The Christians, too, are mad, even though their most popular leader, Michel Aoun, had a "paper of understanding" with Hezbollah, essentially tying their political destinies together. For as long as Lebanon was able to quietly ignore international demands to disarm Hezbollah's militia and had effectively forgotten that their country shared a border with the most powerful military in the region, Aoun's agreement seemed politically clever. Now Ashrafieh, the predominantly Christian section of the city, is quiet, with the wealthier people already having left for their second homes in the mountains and the rest to stay with relatives there. Monot and Gemmayzeh, the two Ashrafieh neighborhoods that have made Beirut a world-famous nightlife spot, are silent.
Meanwhile, the Daheyh, the Shiite suburbs of Beirut where Hezbollah's Nasrallah was headquartered before his home was destroyed, has been shelled repeatedly since early Friday morning. The Israelis have been targeting Shiite regions throughout Lebanon, towns in the south of the country and the Bekaa valley as well as the Daheyh. A community that was historically regarded as Lebanon's unwashed masses is paying a heavy price for putting its political hopes in the hands of an Iranian-backed Islamist militia.
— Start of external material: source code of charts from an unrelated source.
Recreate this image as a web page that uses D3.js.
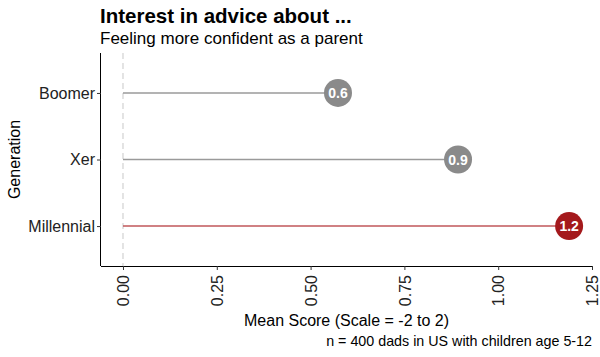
<!DOCTYPE html>
<html><head><meta charset="utf-8">
<script src="https://cdn.jsdelivr.net/npm/d3@7"></script>
<style>body{margin:0;background:#fff}text{font-family:"Liberation Sans",Arial,Helvetica,sans-serif}</style>
</head><body>
<svg id="c" width="600" height="357"></svg>
<script>
const categories = ["Boomer", "Xer", "Millennial"];
const values = [0.573, 0.893, 1.189];
const labels = ["0.6", "0.9", "1.2"];
const highlight = [false, false, true];
const xTicks = [0, 0.25, 0.5, 0.75, 1.0, 1.25];

(function(){
const svg = d3.select("#c");
const pL = 101, pR = 592, pT = 53, pB = 266;
const x = d3.scaleLinear().domain([-0.0586, 1.25]).range([pL, pR]);
const y = d3.scalePoint().domain(categories).range([pT, pB]).padding(0.6);

// title
svg.append("text").attr("x", 100).attr("y", 23).attr("font-size", 20.5).attr("font-weight", "bold").text("Interest in advice about ...");
svg.append("text").attr("x", 100).attr("y", 44).attr("font-size", 17).text("Feeling more confident as a parent");

// zero line
svg.append("line").attr("x1", x(0)).attr("x2", x(0)).attr("y1", pT).attr("y2", pB)
  .attr("stroke", "#c8c8c8").attr("stroke-width", 1).attr("stroke-dasharray", "6,4");

// axes
const xa = svg.append("g").attr("transform", `translate(0,${pB})`)
  .call(d3.axisBottom(x).tickValues(xTicks).tickFormat(d3.format(".2f")).tickSize(4).tickSizeOuter(0));
xa.select(".domain").attr("stroke", "#000").attr("d", `M${pL},0.5H${pR}`);
xa.selectAll(".tick line").attr("stroke", "#333");
xa.selectAll(".tick text").attr("transform", "rotate(-90)").attr("text-anchor", "end")
  .attr("x", -9).attr("y", 0).attr("dy", "0.35em").attr("font-size", 16).attr("fill", "#222");

const ya = svg.append("g").attr("transform", `translate(${pL},0)`)
  .call(d3.axisLeft(y).tickSize(4).tickSizeOuter(0));
ya.select(".domain").attr("stroke", "#000").attr("d", `M-0.5,${pT}V${pB}`);
ya.selectAll(".tick line").attr("stroke", "#333");
ya.selectAll(".tick text").attr("font-size", 16).attr("fill", "#222").attr("x", -6);
svg.selectAll(".tick text").style("font-family", '"Liberation Sans",Arial,sans-serif');

// axis titles
svg.append("text").attr("x", (pL + pR) / 2).attr("y", 326).attr("text-anchor", "middle").attr("font-size", 16).text("Mean Score (Scale = -2 to 2)");
svg.append("text").attr("transform", `translate(20,${(pT + pB) / 2}) rotate(-90)`).attr("text-anchor", "middle").attr("font-size", 16).text("Generation");
svg.append("text").attr("x", 592).attr("y", 346).attr("text-anchor", "end").attr("font-size", 14.3).text("n = 400 dads in US with children age 5-12");

// lollipops
const data = categories.map((c, i) => ({c, v: values[i], l: labels[i], h: highlight[i]}));
const g = svg.append("g");
g.selectAll("line.stem").data(data).join("line").attr("class", "stem")
  .attr("x1", x(0)).attr("x2", d => x(d.v)).attr("y1", d => y(d.c)).attr("y2", d => y(d.c))
  .attr("stroke", d => d.h ? "#c0575a" : "#9a9a9a").attr("stroke-width", 1.5);
g.selectAll("circle").data(data).join("circle")
  .attr("cx", d => x(d.v)).attr("cy", d => y(d.c)).attr("r", 14)
  .attr("fill", d => d.h ? "#a4191c" : "#8a8a8a");
g.selectAll("text.lab").data(data).join("text").attr("class", "lab")
  .attr("x", d => x(d.v)).attr("y", d => y(d.c)).attr("dy", "0.36em").attr("text-anchor", "middle")
  .attr("font-size", 14).attr("font-weight", "bold").attr("fill", "#fff").text(d => d.l);
})();
</script>
</body></html>
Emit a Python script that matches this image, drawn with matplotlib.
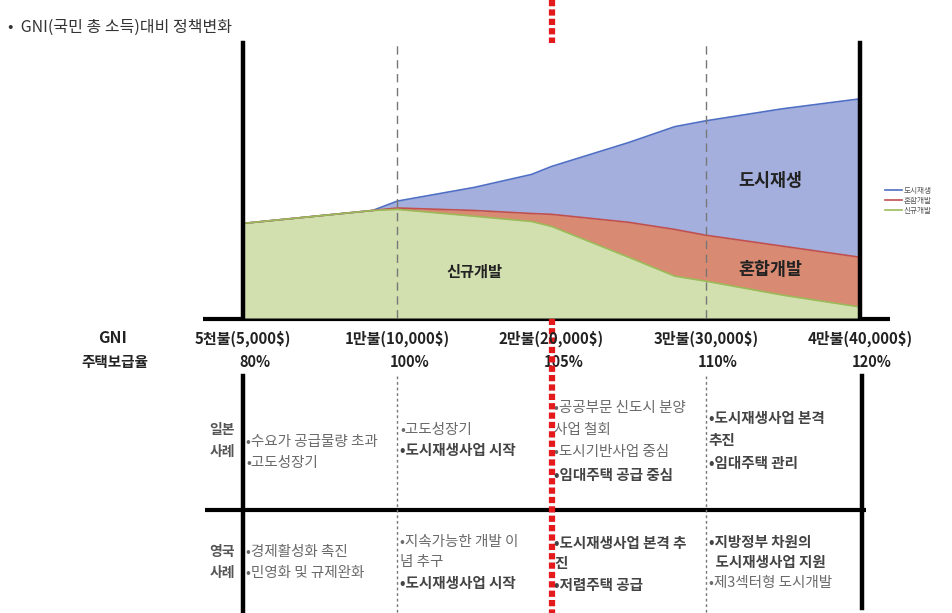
import matplotlib
matplotlib.use("Agg")
import matplotlib.pyplot as plt
import numpy as np

plt.rcParams['font.family'] = ['Noto Sans CJK KR', 'DejaVu Sans']

# ---- data -------------------------------------------------------------
gni_labels = ["5천불(5,000$)", "1만불(10,000$)", "2만불(20,000$)",
              "3만불(30,000$)", "4만불(40,000$)"]
housing_rate = ["80%", "100%", "105%", "110%", "120%"]

# position along the GNI axis (0 = 5천불 ... 4 = 4만불)
stage = [0, 0.84, 1, 1.5, 1.87, 2, 2.5, 2.8, 3, 3.5, 4]
new_dev = [34.4, 39.1, 39.5, 37.0, 35.1, 33.3, 22.1, 15.2, 13.4, 8.3, 4.0]     # 신규개발
mixed_dev = [0, 0, 0.5, 2.1, 2.9, 4.4, 12.7, 17.0, 16.7, 17.8, 18.1]          # 혼합개발
regen = [0, 0, 2.5, 8.4, 14.2, 17.4, 29.0, 37.4, 41.6, 50.0, 57.6]            # 도시재생

japan_cases = [
    ["•수요가 공급물량 초과", "•고도성장기"],
    ["•고도성장기", "•도시재생사업 시작"],
    ["•공공부문 신도시 분양", "사업 철회", "•도시기반사업 중심", "•임대주택 공급 중심"],
    ["•도시재생사업 본격", "추진", "•임대주택 관리"],
]
uk_cases = [
    ["•경제활성화 촉진", "•민영화 및 규제완화"],
    ["•지속가능한 개발 이", "념 추구", "•도시재생사업 시작"],
    ["•도시재생사업 본격 추", "진", "•저렴주택 공급"],
    ["•지방정부 차원의", "  도시재생사업 지원", "•제3섹터형 도시개발"],
]

# ---- figure -----------------------------------------------------------
W, H = 952, 613
fig = plt.figure(figsize=(W / 100, H / 100), dpi=100)

# overlay in pixel coordinates for the table and frame lines
ov = fig.add_axes([0, 0, 1, 1])
ov.set_xlim(0, W)
ov.set_ylim(H, 0)
ov.axis("off")

# stacked area chart
top_px, bot_px, left_px, right_px = 43, 318, 243, 860
ax = fig.add_axes([left_px / W, (H - bot_px) / H,
                   (right_px - left_px) / W, (bot_px - top_px) / H])
ax.set_xlim(0, 4)
ax.set_ylim(0, 100)

c_green_f, c_green_l = "#d2e0b0", "#9bbb59"
c_red_f, c_red_l = "#d98a72", "#c0504d"
c_blue_f, c_blue_l = "#a4afdd", "#4f6fc4"

x = np.array(stage)
g = np.array(new_dev)
r = g + np.array(mixed_dev)
b = r + np.array(regen)

ax.fill_between(x, 0, g, color=c_green_f, lw=0)
ax.fill_between(x, g, r, color=c_red_f, lw=0)
ax.fill_between(x, r, b, color=c_blue_f, lw=0)
l_blue, = ax.plot(x, b, color=c_blue_l, lw=1.2)
l_red, = ax.plot(x, r, color=c_red_l, lw=1.2)
l_green, = ax.plot(x, g, color=c_green_l, lw=1.2)

for xv in (1, 3):
    ax.axvline(xv, color="#777777", lw=1, ls=(0, (6, 4)))

for s in ("top", "bottom"):
    ax.spines[s].set_visible(False)
for s in ("left", "right"):
    ax.spines[s].set_linewidth(3.2)
    ax.spines[s].set_color("black")
ax.set_yticks([])
ax.set_xticks(range(len(gni_labels)))
ax.set_xticklabels(gni_labels, fontsize=10.8, fontweight="bold", color="#222222")
ax.tick_params(axis="x", length=0, pad=9)

ax.text(1.5, 16.7, "신규개발", fontsize=11, fontweight="bold", ha="center", va="center", color="#222222")
ax.text(3.42, 50, "도시재생", fontsize=12.5, fontweight="bold", ha="center", va="center", color="#222222")
ax.text(3.42, 17.5, "혼합개발", fontsize=12.5, fontweight="bold", ha="center", va="center", color="#222222")

fig.legend([l_blue, l_red, l_green], ["도시재생", "혼합개발", "신규개발"],
           loc="upper left", bbox_to_anchor=(878 / W, 1 - 180 / H),
           frameon=False, fontsize=5.5, handlelength=2.2, handletextpad=0.3,
           labelspacing=0.25, labelcolor="#555555")

# category pixel positions taken from the chart's x scale
cat_px = [ax.transData.transform((i, 0))[0] for i in range(len(gni_labels))]

# row labels and housing supply ratios
ov.text(113, 338, "GNI", fontsize=11.5, fontweight="bold", ha="center", va="center", color="#222222")
ov.text(115, 362, "주택보급율", fontsize=10.5, fontweight="bold", ha="center", va="center", color="#222222")
for px, lab in zip(cat_px, housing_rate):
    ov.text(px + 12, 362, lab, fontsize=10.5, fontweight="bold", ha="center", va="center", color="#222222")

# frame lines
ov.plot([203, 890], [319, 319], color="black", lw=3, solid_capstyle="butt")
ov.plot([205, 866], [510, 510], color="black", lw=3, solid_capstyle="butt")
ov.plot([cat_px[0]] * 2, [376, 613], color="black", lw=3.2)
ov.plot([cat_px[4] + 2] * 2, [376, 608], color="black", lw=3.2)
for i in (1, 3):
    ov.plot([cat_px[i]] * 2, [376, 613], color="#777777", lw=1, ls=(0, (2, 2)))

# title
ov.text(8, 27, "•  GNI(국민 총 소득)대비 정책변화", fontsize=11.5, ha="left", va="center", color="#333333")

# table rows
for label, yv in (("일본", 430), ("사례", 452), ("영국", 552), ("사례", 573)):
    ov.text(222, yv, label, fontsize=10, fontweight="bold", ha="center", va="center", color="#555555")

jp_y = [[442, 463], [430, 450], [408, 430, 452, 475], [418, 440, 463]]
uk_y = [[552, 573], [542, 562, 583], [543, 563, 585], [542, 562, 583]]
bold_lines = {"•도시재생사업 시작", "•임대주택 공급 중심", "•임대주택 관리",
              "•도시재생사업 본격", "추진", "•저렴주택 공급", "•도시재생사업 본격 추", "진",
              "•지방정부 차원의", "  도시재생사업 지원"}
for rows, ys in ((japan_cases, jp_y), (uk_cases, uk_y)):
    for col, (lines, yy) in enumerate(zip(rows, ys)):
        for txt, yv in zip(lines, yy):
            bold = txt in bold_lines
            ov.text(cat_px[col] + 3, yv, txt, fontsize=10.5, ha="left", va="center",
                    fontweight="bold" if bold else "normal",
                    color="#444444" if bold else "#6a6a6a")

# red dotted marker line at 2만불
ov.plot([cat_px[2]] * 2, [0, H], color="#e3191c", lw=4.5, ls=(0, (1, 0.5)), zorder=10)

fig.savefig("out.png", dpi=100)
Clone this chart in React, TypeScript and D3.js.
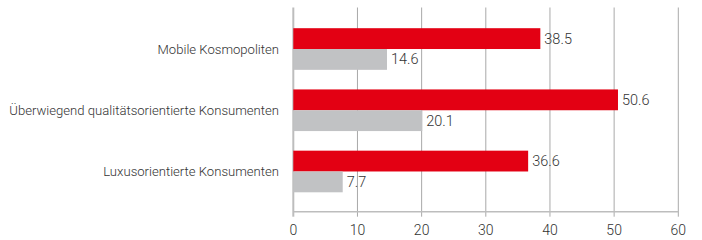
import React from "react";
import * as d3 from "d3";

const categories = [
  "Mobile Kosmopoliten",
  "Überwiegend qualitätsorientierte Konsumenten",
  "Luxusorientierte Konsumenten",
];
const seriesA = [38.5, 50.6, 36.6];
const seriesB = [14.6, 20.1, 7.7];
const xTicks = [0, 10, 20, 30, 40, 50, 60];

const W = 702;
const H = 240;

export default function App() {
  const x = d3.scaleLinear().domain([0, 60]).range([293.3, 678.3]);
  const y = d3
    .scaleBand<string>()
    .domain(categories)
    .range([18.4, 202.1])
    .paddingInner(0.32)
    .paddingOuter(0.16);
  const sub = d3
    .scaleBand<string>()
    .domain(["a", "b"])
    .range([0, y.bandwidth()]);
  const gridTop = 7.5;
  const axisY = 211.7;
  const font = "Roboto, 'Liberation Sans', Arial, sans-serif";
  const txt = "#333333";

  return (
    <svg
      width={W}
      height={H}
      style={{ position: "absolute", left: 0, top: 0, background: "#fff" }}
      fontFamily={font}
      fontWeight={300}
    >
      {xTicks.map((t) => (
        <line
          key={"g" + t}
          x1={x(t)}
          x2={x(t)}
          y1={gridTop}
          y2={axisY + 5}
          stroke={t === 0 ? "#bdbdbd" : "#a9a9a9"}
          strokeWidth={t === 0 ? 2 : 1}
        />
      ))}
      <line x1={x(0)} x2={x(60)} y1={axisY} y2={axisY} stroke="#bdbdbd" strokeWidth={1.5} />
      {xTicks.map((t) => (
        <text
          key={"t" + t}
          x={x(t)}
          y={234.5}
          textAnchor="middle"
          fontSize={14}
          fill={txt}
        >
          {t}
        </text>
      ))}
      {categories.map((c, i) => {
        const y0 = y(c)!;
        return (
          <g key={c}>
            <text
              x={279}
              y={y0 + y.bandwidth() / 2 + 4.8}
              textAnchor="end"
              fontSize={13.1}
              fill={txt}
            >
              {c}
            </text>
            <rect
              x={x(0)}
              y={y0 + sub("a")!}
              width={x(seriesA[i]) - x(0)}
              height={sub.bandwidth()}
              fill="#e30013"
            />
            <rect
              x={x(0)}
              y={y0 + sub("b")!}
              width={x(seriesB[i]) - x(0)}
              height={sub.bandwidth()}
              fill="#c1c2c4"
            />
            <text
              x={x(seriesA[i]) + 4}
              y={y0 + sub("a")! + sub.bandwidth() / 2 + 5}
              fontSize={14.5}
              fill={txt}
            >
              {seriesA[i]}
            </text>
            <text
              x={x(seriesB[i]) + 4}
              y={y0 + sub("b")! + sub.bandwidth() / 2 + 5}
              fontSize={14.5}
              fill={txt}
            >
              {seriesB[i]}
            </text>
          </g>
        );
      })}
    </svg>
  );
}
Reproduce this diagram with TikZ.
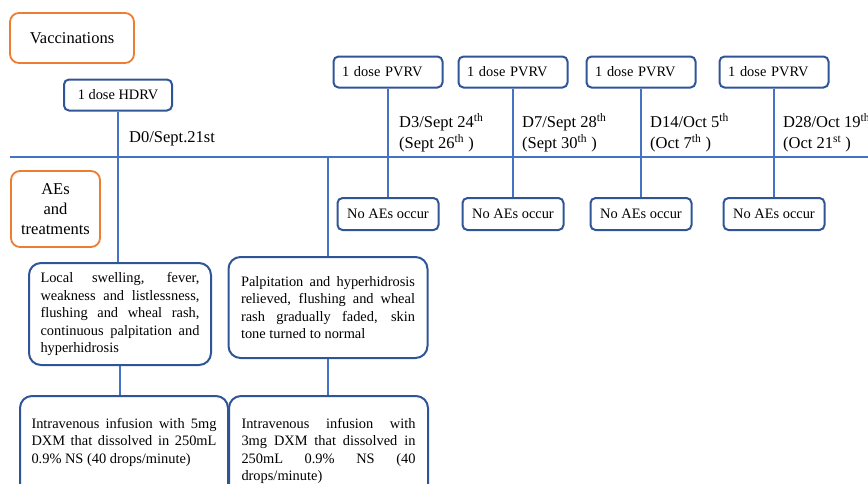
\documentclass[tikz,border=0pt]{standalone}
\usepackage{fontspec}
\setmainfont{Liberation Serif}
\usepackage{tikz}
\usetikzlibrary{positioning, calc}
\usepackage{xcolor}
\definecolor{lineBlue}{HTML}{4472C4}
\definecolor{boxBlue}{HTML}{2F5597}
\definecolor{headOrange}{HTML}{ED7D31}
\tolerance=9999
\hbadness=10000
\hyphenpenalty=10000

\begin{document}
\begin{tikzpicture}[
  x=1pt, y=-1pt,
  bigfont/.style={font=\fontsize{16.5}{20}\selectfont},
  smallfont/.style={font=\fontsize{14.4}{17.5}\selectfont},
  header/.style={rectangle, rounded corners=9pt, draw=headOrange, line width=1.8pt,
                 align=center, inner sep=0pt, bigfont},
  dosebox/.style={rectangle, rounded corners=5pt, draw=boxBlue, line width=2pt,
                  minimum width=108pt, minimum height=31pt, inner sep=0pt, smallfont},
  pvrvbox/.style={dosebox, text width=92pt, align=left, inner xsep=8.5pt},
  aebox/.style={dosebox, minimum width=101pt, minimum height=32pt},
  textbox/.style={rectangle, rounded corners=12pt, draw=boxBlue, line width=2pt,
                  align=justify, inner ysep=0pt, smallfont},
  datelabel/.style={anchor=north west, inner sep=0pt, align=left,
                    font=\fontsize{16.5}{21}\selectfont},
  link/.style={draw=lineBlue, line width=2pt},
]
\useasboundingbox (0,0) rectangle (868,483);

% ── Grid coordinates ───────────────────────────────────────────────
\def\rowDose{72}     % PVRV row y
\def\rowAxis{157}    % time axis y
\def\rowNoAE{214}    % "No AEs" row y
\def\rowDate{113.5}  % top of the two-line date labels
\def\rowInf{395}     % top of the infusion boxes

% ── Row headers ────────────────────────────────────────────────────
\node[header, minimum width=124pt, minimum height=50pt] (vacc) at (72,38) {Vaccinations};
\node[header, minimum width=89pt, minimum height=76pt] (aes) at (55.5,209) {AEs\\and\\treatments};

% ── Time axis ──────────────────────────────────────────────────────
\coordinate (axisL) at (10,\rowAxis);
\coordinate (axisR) at (868,\rowAxis);
\draw[link] (axisL) -- (axisR);

% ── Day 0 ──────────────────────────────────────────────────────────
\node[dosebox] (hdrv) at (118,95) {1 dose HDRV};
\node[datelabel, anchor=base west] (dayZero) at (129,142) {D0/Sept.21st};

\node[textbox, text width=159pt, inner xsep=11.5pt, minimum height=102pt] (local) at (120,314)
  {Local swelling, fever,\linebreak weakness and listlessness,\linebreak flushing and wheal rash,\linebreak continuous palpitation and\linebreak hyperhidrosis};
\node[textbox, anchor=north, text width=185pt, inner xsep=11.5pt, inner ysep=22pt, text depth=80pt] (infA) at (124,\rowInf)
  {Intravenous infusion with 5mg\linebreak DXM that dissolved in 250mL\linebreak 0.9\% NS (40 drops/minute)};

\node[textbox, text width=174pt, inner xsep=12.5pt, minimum height=101pt] (palp) at (328,307.5)
  {Palpitation and hyperhidrosis\linebreak relieved, flushing and wheal\linebreak rash gradually faded, skin\linebreak tone turned to normal};
\node[textbox, anchor=north, text width=174pt, inner xsep=12.5pt, inner ysep=22pt, text depth=80pt] (infB) at (328.5,\rowInf)
  {Intravenous infusion with\linebreak 3mg DXM that dissolved in\linebreak 250mL 0.9\% NS (40\linebreak drops/minute)};

\draw[link] (hdrv) -- (hdrv |- local.north);
\draw[link] (local) -- (local |- infA.north);
\draw[link] (palp.north |- axisL) -- (palp);
\draw[link] (palp) -- (palp |- infB.north);

% ── Booster doses ──────────────────────────────────────────────────
\foreach \x/\n in {388/A, 513/B, 641/C, 774/D} {
  \node[pvrvbox] (pvrv\n) at (\x,\rowDose) {1 dose PVRV};
  \node[aebox] (noae\n) at (\x,\rowNoAE) {No AEs occur};
  \draw[link] (pvrv\n) -- (noae\n);
}

\node[datelabel] (dayThree)  at (399,\rowDate) {D3/Sept 24\textsuperscript{th}\\(Sept 26\textsuperscript{th} )};
\node[datelabel] (daySeven)  at (522,\rowDate) {D7/Sept 28\textsuperscript{th}\\(Sept 30\textsuperscript{th} )};
\node[datelabel] (dayFourteen) at (650,\rowDate) {D14/Oct 5\textsuperscript{th}\\(Oct 7\textsuperscript{th} )};
\node[datelabel] (dayTwentyEight) at (783,\rowDate) {D28/Oct 19\textsuperscript{th}\\(Oct 21\textsuperscript{st} )};

\end{tikzpicture}
\end{document}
I was talking to two young middle-class Shiites, a man and a woman, both secular and moderate, who nonetheless expressed a fair amount of support for Hezbollah. Why, they wondered, should the rest of the country be unhappy with them? Why did it matter to other Lebanese if the Shiites were the only community under Israeli attack? I was astonished, not so much that they were willing to ignore that the airport, electricity, and other infrastructure belonged to all of Lebanon, and that even before the Israeli air force reduces Hezbollah strongholds to dust, Hezbollah fighters will move to non-Shiite neighborhoods in search of human shields. What I can't understand is that anyone not actively seeking "martyrdom" would think that this was, for anyone, a fight worth waging. It is good that Hezbollah should be put down, but it is sickening to consider that the other Lebanese communities might regard the lives of ordinary Shiites as being of little worth, and consider that the wretched of the Earth are getting what they deserve.
One of the most popular questions in Lebanon right now is: Since Syria provides material support for Hezbollah, why isn't anyone taking this out on Syria? The Syrians are evidently wondering the same and keeping their heads down. Unlike in Amman, where there have been numerous angry protests against the recent Israeli attacks, sources in Syria tell me that in Damascus the streets are quiet. At the border crossing out of Lebanon in the north, the Syrians are even helpfully giving visas to Americans, a practice they had stopped six months ago.